___ INFORMATION SUPPLIED
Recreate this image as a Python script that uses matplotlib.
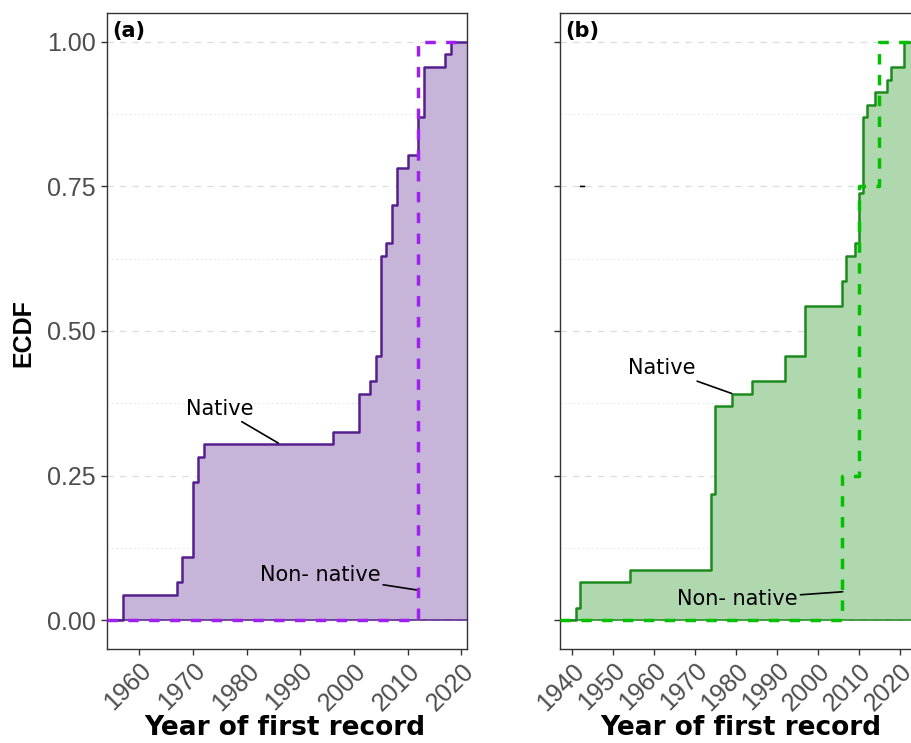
import numpy as np
import matplotlib.pyplot as plt

# first-record years and number of taxa recorded in each year
native_a_years = [1957, 1967, 1968, 1970, 1971, 1972, 1996, 2001, 2003, 2004,
                  2005, 2006, 2007, 2008, 2010, 2012, 2013, 2017, 2018]
native_a_counts = [2, 1, 2, 6, 2, 1, 1, 3, 1, 2, 8, 1, 3, 3, 1, 3, 4, 1, 1]
nonnative_a_years = [2012]
nonnative_a_counts = [1]

native_b_years = [1941, 1942, 1954, 1974, 1975, 1979, 1984, 1992, 1997, 2006,
                  2007, 2009, 2010, 2011, 2012, 2014, 2017, 2018, 2021]
native_b_counts = [1, 2, 1, 6, 7, 1, 1, 2, 4, 2, 2, 1, 4, 6, 1, 1, 1, 1, 2]
nonnative_b_years = [2006, 2010, 2015]
nonnative_b_counts = [1, 2, 1]

y_ticks = [0.0, 0.25, 0.5, 0.75, 1.0]
y_minor = [0.125, 0.375, 0.625, 0.875]

TICK_FONT = ['Liberation Sans', 'DejaVu Sans']
LAB_FONT = ['DejaVu Sans']


def ecdf_xy(years, counts, lo, hi):
    cum = np.cumsum(counts) / np.sum(counts)
    x = np.concatenate([[lo], years, [hi]])
    y = np.concatenate([[0.0], cum, [1.0]])
    return x, y


def panel(ax, nat_y, nat_c, non_y, non_c, line_col, fill_col, dash_col,
          xticks, tag, show_ylab):
    allyears = nat_y + non_y
    rng = max(allyears) - min(allyears)
    lo = min(allyears) - 0.05 * rng
    hi = max(allyears) + 0.05 * rng

    xn, yn = ecdf_xy(nat_y, nat_c, lo, hi)
    xo, yo = ecdf_xy(non_y, non_c, lo, hi)

    ax.fill_between(xn, 0, yn, step='post', color=fill_col, lw=0, zorder=1)
    ax.axhline(0, color=line_col, lw=1.1, zorder=2)
    ax.step(xn, yn, where='post', color=line_col, lw=1.8, zorder=3)
    ax.step(xo, yo, where='post', color=dash_col, lw=2.5,
            linestyle=(0, (3.0, 3.0)), zorder=4)

    ax.set_xlim(lo, hi)
    ax.set_ylim(-0.05, 1.05)
    ax.set_xticks(xticks)
    ax.set_xticklabels([str(t) for t in xticks], rotation=45, ha='right',
                       va='top', rotation_mode='anchor', family=TICK_FONT)
    ax.set_yticks(y_ticks)
    ax.set_yticks(y_minor, minor=True)
    ax.set_yticklabels(['%.2f' % t for t in y_ticks], family=TICK_FONT)
    ax.tick_params(axis='both', which='major', length=4, width=1.0,
                   color='#333333', labelcolor='#4d4d4d', labelsize=18)
    ax.tick_params(axis='x', pad=3)
    ax.tick_params(axis='y', pad=4, labelleft=show_ylab)
    ax.tick_params(which='minor', length=0)

    ax.yaxis.grid(True, which='major', color='#dcdcdc', lw=0.9,
                  linestyle=(0, (5, 5)), zorder=0)
    ax.yaxis.grid(True, which='minor', color='#e6e6e6', lw=0.8,
                  linestyle=(0, (1.5, 2.5)), zorder=0)
    ax.set_axisbelow(True)
    for s in ax.spines.values():
        s.set_color('#333333')
        s.set_linewidth(1.0)

    ax.text(0.014, 0.988, tag, transform=ax.transAxes, ha='left', va='top',
            fontsize=15, fontweight='bold', family=LAB_FONT)


fig = plt.figure(figsize=(9.12, 7.43), dpi=100)
ax_a = fig.add_axes([107 / 912, 1 - 649 / 743, 360 / 912, 636 / 743])
ax_b = fig.add_axes([560 / 912, 1 - 649 / 743, 360 / 912, 636 / 743])

panel(ax_a, native_a_years, native_a_counts, nonnative_a_years,
      nonnative_a_counts, '#561f8e', '#c7b4d9', '#a020f0',
      list(range(1960, 2021, 10)), '(a)', True)
panel(ax_b, native_b_years, native_b_counts, nonnative_b_years,
      nonnative_b_counts, '#1c8a1c', '#b0d8ae', '#00c000',
      list(range(1940, 2021, 10)), '(b)', False)

lead = dict(arrowstyle='-', color='black', lw=1.2, shrinkA=0, shrinkB=0)
ax_a.annotate('Native', xy=(1985.9, 0.306), xytext=(1981.3, 0.348),
              arrowprops=lead, ha='right', va='bottom', fontsize=15,
              family=LAB_FONT)
ax_a.annotate('Non- native', xy=(2011.75, 0.052), xytext=(2004.9, 0.078),
              arrowprops=lead, ha='right', va='center', fontsize=15,
              family=LAB_FONT)
ax_b.annotate('Native', xy=(1978.95, 0.392), xytext=(1970.0, 0.418),
              arrowprops=lead, ha='right', va='bottom', fontsize=15,
              family=LAB_FONT)
ax_b.annotate('Non- native', xy=(2006.1, 0.049), xytext=(1995.1, 0.036),
              arrowprops=lead, ha='right', va='center', fontsize=15,
              family=LAB_FONT)
ax_b.annotate('', xy=(1943.0, 0.75), xytext=(1942.0, 0.75), arrowprops=lead)

fig.text(23 / 912, 1 - 333 / 743, 'ECDF', rotation=90, ha='center',
         va='center', fontsize=18, fontweight='bold', family=TICK_FONT)
fig.text(285 / 912, 1 - 728 / 743, 'Year of first record', ha='center',
         va='center', fontsize=19, fontweight='bold', family=LAB_FONT)
fig.text(741 / 912, 1 - 728 / 743, 'Year of first record', ha='center',
         va='center', fontsize=19, fontweight='bold', family=LAB_FONT)

fig.savefig('out.png', dpi=100)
______
_WHAT THE TASK ASKS_
Extract the lines exactly, please: the first line of the listing, the line with "import matplotlib.pyplot as plt", and every line between them, but no pictures.

_ANSWER TO THIS TASK_
Recreate this image as a Python script that uses matplotlib.
import numpy as np
import matplotlib.pyplot as plt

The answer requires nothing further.